The differences from SRT are small on the page but significant in practice. Every WebVTT file must begin with the literal string WEBVTT on the first line, which is how browsers identify it; without that header the track is rejected. Timecodes use a dot before the milliseconds (00:01:23.456) rather than SRT's comma. Cue identifiers are optional rather than the mandatory sequence numbers of SRT, and they can be any text, not just numbers. After the end timestamp a cue may carry cue settingsline:, position:, size:, align: and vertical: — that control where and how the caption appears. Files can include STYLE blocks of CSS that target cues with selectors like ::cue, NOTE comment blocks, and REGION definitions for scrolling roll-up areas. Inline tags go further too, adding voice tags (<v Bob>), class tags (<c.loud>) and timestamp tags for karaoke-style highlighting.

It also helps to be precise about captions versus subtitles, a distinction WebVTT makes explicit through the kind attribute on the <track> element. Subtitles assume the viewer can hear the audio and only need the dialogue translated or transcribed. Captions assume the viewer cannot hear, so they include non-speech information — speaker labels, sound effects, music cues — and are an accessibility requirement in many jurisdictions. WebVTT supports both, along with chapters for navigation and descriptions for audio description text. Converting an SRT file to WebVTT is mostly mechanical — add the WEBVTT header, change commas to dots — but the reverse loses any settings, styling or voice tags that SRT cannot represent.

Common use cases

  • Debugging HTML5 captions.
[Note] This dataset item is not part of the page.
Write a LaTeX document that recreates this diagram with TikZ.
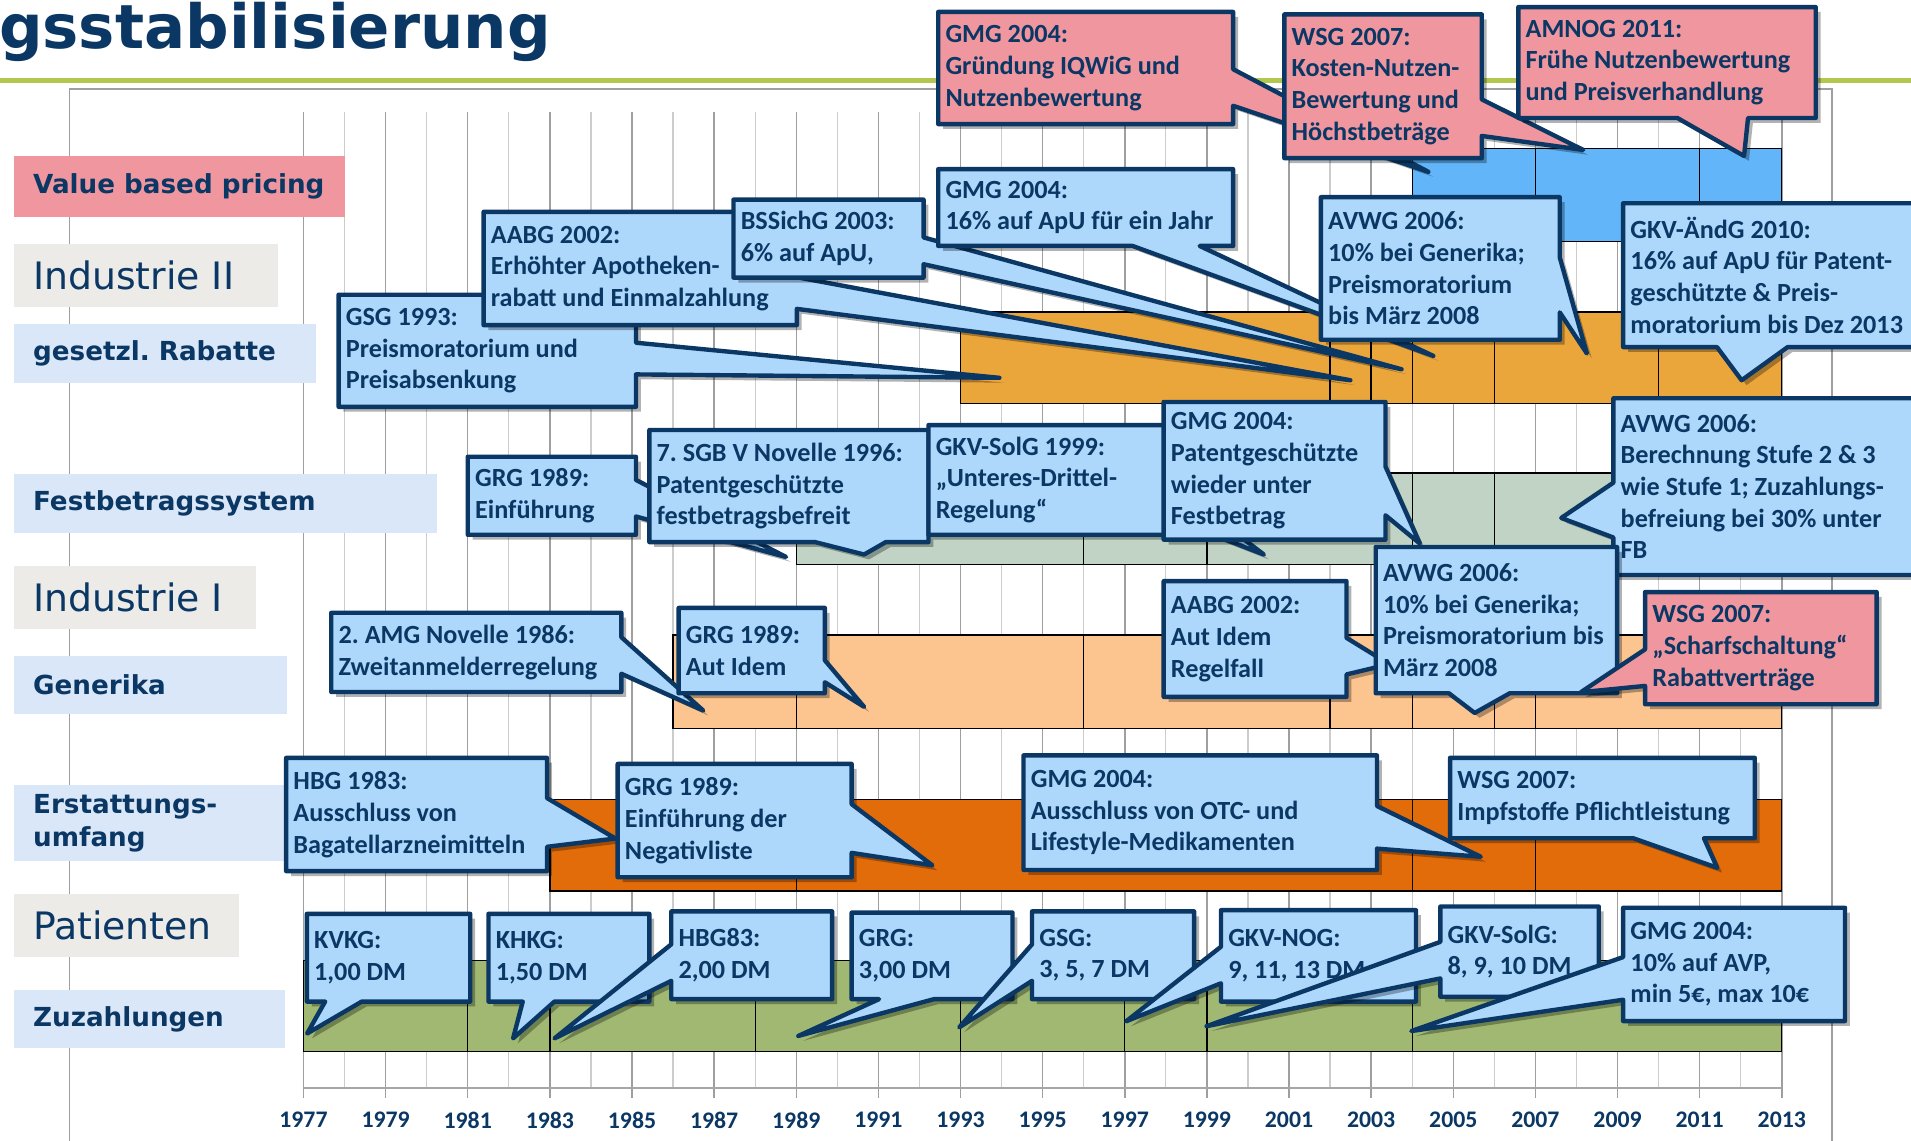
\documentclass[tikz,border=0pt]{standalone}
\usepackage{fontspec}
\setmainfont{DejaVu Sans}
\newfontfamily\notefont{Carlito}
\usetikzlibrary{shapes.callouts, shadows}

\definecolor{inkblue}{HTML}{0B3764}
\definecolor{noteblue}{HTML}{ADD8FC}
\definecolor{notepink}{HTML}{F0969F}
\definecolor{labblue}{HTML}{DAE7F8}
\definecolor{labgray}{HTML}{ECEBE8}
\definecolor{vbpbar}{HTML}{62B5F9}
\definecolor{rabattbar}{HTML}{EBA63B}
\definecolor{festbar}{HTML}{C0D3C4}
\definecolor{generikabar}{HTML}{FCC48E}
\definecolor{erstattbar}{HTML}{E26C0A}
\definecolor{zuzahlbar}{HTML}{A0B872}
\definecolor{rulegreen}{HTML}{B2C74D}

% natural word spaces inside ragged nodes
\newcommand\plainspaces{\spaceskip=0pt\xspaceskip=0pt\frenchspacing}

% year -> x position on the time axis
\pgfmathdeclarefunction{yx}{1}{\pgfmathparse{249+(#1-1977)*33.694}}

\tikzset{
  note/.style={
    rectangle callout, draw=inkblue, line width=3.6pt, line join=round,
    fill=noteblue, text=inkblue, align=left, anchor=north west,
    font=\notefont\bfseries\fontsize{21.5}{26}\selectfont,
    execute at begin node=\plainspaces,
    inner xsep=6pt, inner ysep=2pt, callout pointer width=30pt,
    drop shadow={shadow xshift=4pt, shadow yshift=-4pt, opacity=.3, fill=black}
  },
  pinknote/.style={note, fill=notepink},
  notebox/.code 2 args={%
    \pgfmathsetmacro\notew{#1-12}%
    \tikzset{minimum width=#1pt, minimum height=#2pt, text width=\notew pt}},
  rowlabel/.style={
    anchor=north west, fill=labblue, text=inkblue, align=left,
    font=\bfseries\fontsize{21.5}{27}\selectfont, inner xsep=16pt, inner ysep=0pt,
    execute at begin node=\plainspaces
  },
  grouplabel/.style={rowlabel, fill=labgray, font=\fontsize{31}{37}\selectfont},
  labelbox/.code 2 args={%
    \pgfmathsetmacro\labw{#1-32}%
    \tikzset{minimum width=#1pt, minimum height=#2pt, text width=\labw pt}},
  heading/.style={text=inkblue, font=\bfseries\fontsize{50}{60}\selectfont, inner sep=0pt},
  barbox/.style={draw=black, line width=1.1pt},
  yearline/.style={draw=gray!40, line width=1pt},
  oddyear/.style={draw=gray!75, line width=1.2pt},
  axisline/.style={draw=gray!70, line width=1.5pt},
  yearlab/.style={text=inkblue, font=\notefont\bfseries\fontsize{19.5}{22}\selectfont},
  chartframe/.style={draw=gray!75, line width=1.5pt}
}

\begin{document}
\begin{tikzpicture}[x=1pt, y=-1pt]
\useasboundingbox (0,0) rectangle (1568,936);

% Title and frame
\node[heading, anchor=base east] (title) at (452,40) {gsstabilisierung};
\draw[rulegreen, line width=3.5pt] (0,66) -- (1568,66);
\draw[chartframe] (57,936) -- (57,73) -- (1503,73) -- (1503,936);

% Year grid and axis
\foreach \yr in {1978,1980,...,2012}
  \draw[yearline] ({yx(\yr)},92) -- ({yx(\yr)},893);
\foreach \yr in {1977,1979,...,2013} {
  \draw[oddyear] ({yx(\yr)},92) -- ({yx(\yr)},901);
  \node[yearlab] (y\yr) at ({yx(\yr)},919) {\yr};
}
\draw[axisline] ({yx(1977)},893) -- ({yx(2013)},893);

% Bars
\foreach \a/\b in {2004/2007, 2007/2011, 2011/2013}
  \draw[barbox, fill=vbpbar] ({yx(\a)},122) rectangle ({yx(\b)},198);
\foreach \a/\b in {1993/2002, 2002/2003, 2003/2004, 2004/2006, 2006/2010, 2010/2013}
  \draw[barbox, fill=rabattbar] ({yx(\a)},256) rectangle ({yx(\b)},331);
\foreach \a/\b in {1989/1996, 1996/1999, 1999/2004, 2004/2006, 2006/2013}
  \draw[barbox, fill=festbar] ({yx(\a)},388) rectangle ({yx(\b)},463);
\foreach \a/\b in {1986/1989, 1989/1996, 1996/2002, 2002/2004, 2004/2006, 2006/2007, 2007/2013}
  \draw[barbox, fill=generikabar] ({yx(\a)},521) rectangle ({yx(\b)},598);
\foreach \a/\b in {1983/1989, 1989/2004, 2004/2007, 2007/2013}
  \draw[barbox, fill=erstattbar] ({yx(\a)},656) rectangle ({yx(\b)},731);
\foreach \a/\b in {1977/1981, 1981/1983, 1983/1988, 1988/1993, 1993/1997, 1997/1999, 1999/2004, 2004/2013}
  \draw[barbox, fill=zuzahlbar] ({yx(\a)},788) rectangle ({yx(\b)},863);

% Row labels
\node[rowlabel, fill=notepink, labelbox={272}{50}] (vbp) at (11,128) {Value based pricing};
\node[grouplabel, labelbox={217}{52}] (industrie2) at (11,200) {Industrie II};
\node[rowlabel, labelbox={248}{48}] (rabatte) at (11,266) {gesetzl. Rabatte};
\node[rowlabel, labelbox={347}{48}] (festbetrag) at (11,389) {Festbetragssystem};
\node[grouplabel, labelbox={199}{52}] (industrie1) at (11,464) {Industrie I};
\node[rowlabel, labelbox={224}{48}] (generika) at (11,538) {Generika};
\node[rowlabel, labelbox={250}{62}] (erstattung) at (11,644) {Erstattungs-\\umfang};
\node[grouplabel, labelbox={185}{52}] (patienten) at (11,733) {Patienten};
\node[rowlabel, labelbox={223}{48}] (zuzahlung) at (11,812) {Zuzahlungen};

% Value based pricing
\node[pinknote, notebox={242}{92}, callout absolute pointer={(1172,141)}] (gmgiqwig) at (768,8) {GMG 2004:\\Gründung IQWiG und\\Nutzenbewertung};
\node[pinknote, notebox={162}{118}, callout absolute pointer={(1299,123)}] (wsgkosten) at (1052,10) {WSG 2007:\\Kosten-Nutzen-\\Bewertung und\\Höchstbeträge};
\node[pinknote, notebox={244}{91}, callout pointer width=58pt, callout absolute pointer={(1431,128)}] (amnog) at (1244,4) {AMNOG 2011:\\Frühe Nutzenbewertung\\und Preisverhandlung};

% gesetzliche Rabatte
\node[note, notebox={244}{92}, callout pointer width=26pt, callout absolute pointer={(820,310)}] (gsgrabatt) at (276,240) {GSG 1993:\\Preismoratorium und\\Preisabsenkung};
\node[note, notebox={257}{93}, callout pointer width=26pt, callout absolute pointer={(1108,312)}] (aabgrabatt) at (395,172) {AABG 2002:\\Erhöhter Apotheken-\\rabatt und Einmalzahlung};
\node[note, notebox={156}{64}, callout pointer width=22pt, callout absolute pointer={(1150,303)}] (bssichg) at (600,162) {BSSichG 2003:\\6\% auf ApU,};
\node[note, notebox={242}{63}, callout pointer width=55pt, callout absolute pointer={(1176,292)}] (gmgapu) at (768,137) {GMG 2004:\\16\% auf ApU für ein Jahr};
\node[note, notebox={196}{117}, callout pointer width=45pt, callout absolute pointer={(1302,290)}] (avwgrabatt) at (1082,160) {AVWG 2006:\\10\% bei Generika;\\Preismoratorium\\bis März 2008};
\node[note, notebox={250}{118}, callout pointer width=58pt, callout absolute pointer={(1429,312)}] (gkvaendg) at (1330,165) {GKV-ÄndG 2010:\\16\% auf ApU für Patent-\\geschützte \& Preis-\\moratorium bis Dez 2013};

% Festbetragssystem
\node[note, notebox={138}{64}, callout absolute pointer={(645,457)}] (grgfest) at (382,373) {GRG 1989:\\Einführung};
\node[note, notebox={229}{92}, callout pointer width=58pt, callout absolute pointer={(709,455)}] (sgbfest) at (531,351) {7. SGB V Novelle 1996:\\Patentgeschützte\\festbetragsbefreit};
\node[note, notebox={195}{90}, callout absolute pointer={(1037,455)}] (gkvsolgfest) at (760,347) {GKV-SolG 1999:\\„Unteres-Drittel-\\Regelung“};
\node[note, notebox={182}{113}, callout pointer width=40pt, callout absolute pointer={(1165,446)}] (gmgfest) at (953,328) {GMG 2004:\\Patentgeschützte\\wieder unter\\Festbetrag};
\node[note, notebox={256}{145}, callout pointer width=45pt, callout absolute pointer={(1281,425)}] (avwgfest) at (1322,325) {AVWG 2006:\\Berechnung Stufe 2 \& 3\\wie Stufe 1; Zuzahlungs-\\befreiung bei 30\% unter\\FB};

% Generika
\node[note, notebox={238}{65}, callout absolute pointer={(577,583)}] (amggen) at (270,501) {2. AMG Novelle 1986:\\Zweitanmelderregelung};
\node[note, notebox={120}{70}, callout pointer width=18pt, callout absolute pointer={(709,580)}] (grggen) at (555,497) {GRG 1989:\\Aut Idem};
\node[note, notebox={150}{95}, callout absolute pointer={(1140,545)}] (aabggen) at (953,475) {AABG 2002:\\Aut Idem\\Regelfall};
\node[note, notebox={198}{120}, callout pointer width=50pt, callout absolute pointer={(1210,585)}] (avwggen) at (1127,447) {AVWG 2006:\\10\% bei Generika;\\Preismoratorium bis\\März 2008};
\node[pinknote, notebox={190}{92}, callout absolute pointer={(1297,568)}] (wsggen) at (1348,484) {WSG 2007:\\„Scharfschaltung“\\Rabattverträge};

% Erstattungsumfang
\node[note, notebox={214}{93}, callout pointer width=40pt, callout absolute pointer={(505,688)}] (hbgerst) at (233,620) {HBG 1983:\\Ausschluss von\\Bagatellarzneimitteln};
\node[note, notebox={192}{93}, callout pointer width=40pt, callout absolute pointer={(765,710)}] (grgerst) at (505,625) {GRG 1989:\\Einführung der\\Negativliste};
\node[note, notebox={290}{94}, callout pointer width=35pt, callout absolute pointer={(1215,703)}] (gmgerst) at (838,618) {GMG 2004:\\Ausschluss von OTC- und\\Lifestyle-Medikamenten};
\node[note, notebox={250}{66}, callout pointer width=58pt, callout absolute pointer={(1409,712)}] (wsgerst) at (1188,620) {WSG 2007:\\Impfstoffe Pflichtleistung};

% Zuzahlungen
\node[note, notebox={134}{72}, callout absolute pointer={(252,848)}] (kvkg) at (250,748) {KVKG:\\1,00 DM};
\node[note, notebox={132}{72}, callout pointer width=26pt, callout absolute pointer={(421,852)}] (khkg) at (399,748) {KHKG:\\1,50 DM};
\node[note, notebox={132}{72}, callout absolute pointer={(455,852)}] (hbgzuz) at (549,746) {HBG83:\\2,00 DM};
\node[note, notebox={132}{71}, callout pointer width=45pt, callout absolute pointer={(655,850)}] (grgzuz) at (697,747) {GRG:\\3,00 DM};
\node[note, notebox={133}{72}, callout absolute pointer={(787,843)}] (gsgzuz) at (845,746) {GSG:\\3, 5, 7 DM};
\node[note, notebox={160}{75}, callout absolute pointer={(924,838)}] (gkvnog) at (1000,745) {GKV-NOG:\\9, 11, 13 DM};
\node[note, notebox={130}{74}, callout absolute pointer={(990,842)}] (gkvsolgzuz) at (1180,742) {GKV-SolG:\\8, 9, 10 DM};
\node[note, notebox={182}{93}, callout pointer width=35pt, callout absolute pointer={(1158,846)}] (gmgzuz) at (1330,743) {GMG 2004:\\10\% auf AVP,\\min 5€, max 10€};

\end{tikzpicture}
\end{document}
Confirm a .vtt file parses and has the WEBVTT header before wiring it to a <track> element.
  • Reading cue settings. See the position and alignment applied to each cue without decoding the syntax by eye.
  • Finding overlaps. Spot cues that collide on screen, a common cause of captions stacking or flickering.
  • Inspecting styling and notes. Pull out STYLE blocks and NOTE comments to understand how a file is meant to render.
  • Private review. Check unpublished captions locally instead of uploading them to an online tool.

Frequently asked questions

Why must a WebVTT file start with WEBVTT?

The WEBVTT line is the format signature. Browsers and parsers use it to confirm the file is WebVTT before reading any cues, and a file without it is rejected by the HTML5 track element. The viewer checks for it and warns if it is missing.

How is WebVTT different from SRT?

WebVTT requires the WEBVTT header, uses a dot before the milliseconds instead of a comma, makes cue identifiers optional, and adds cue settings, STYLE blocks, NOTE comments and regions. SRT has none of those, which is why converting SRT to WebVTT mainly means adding the header and swapping commas for dots.

What are cue settings?

They are optional instructions placed after the end timestamp on a cue line, such as line:0, position:50%, align:start or vertical:rl. They control where on the video the caption is drawn and how it is aligned. The viewer shows them in their own column so you can review them per cue.

What is the difference between captions and subtitles?

Subtitles assume the viewer can hear and usually just transcribe or translate dialogue. Captions assume the viewer cannot hear and add speaker labels, sound effects and music cues, which makes them an accessibility feature. WebVTT supports both, selected by the kind attribute on the track element.

Is my caption file uploaded anywhere?

No. The .vtt file is read and parsed entirely in your browser with client-side JavaScript. Nothing is transmitted, so unpublished or confidential captions never leave your device.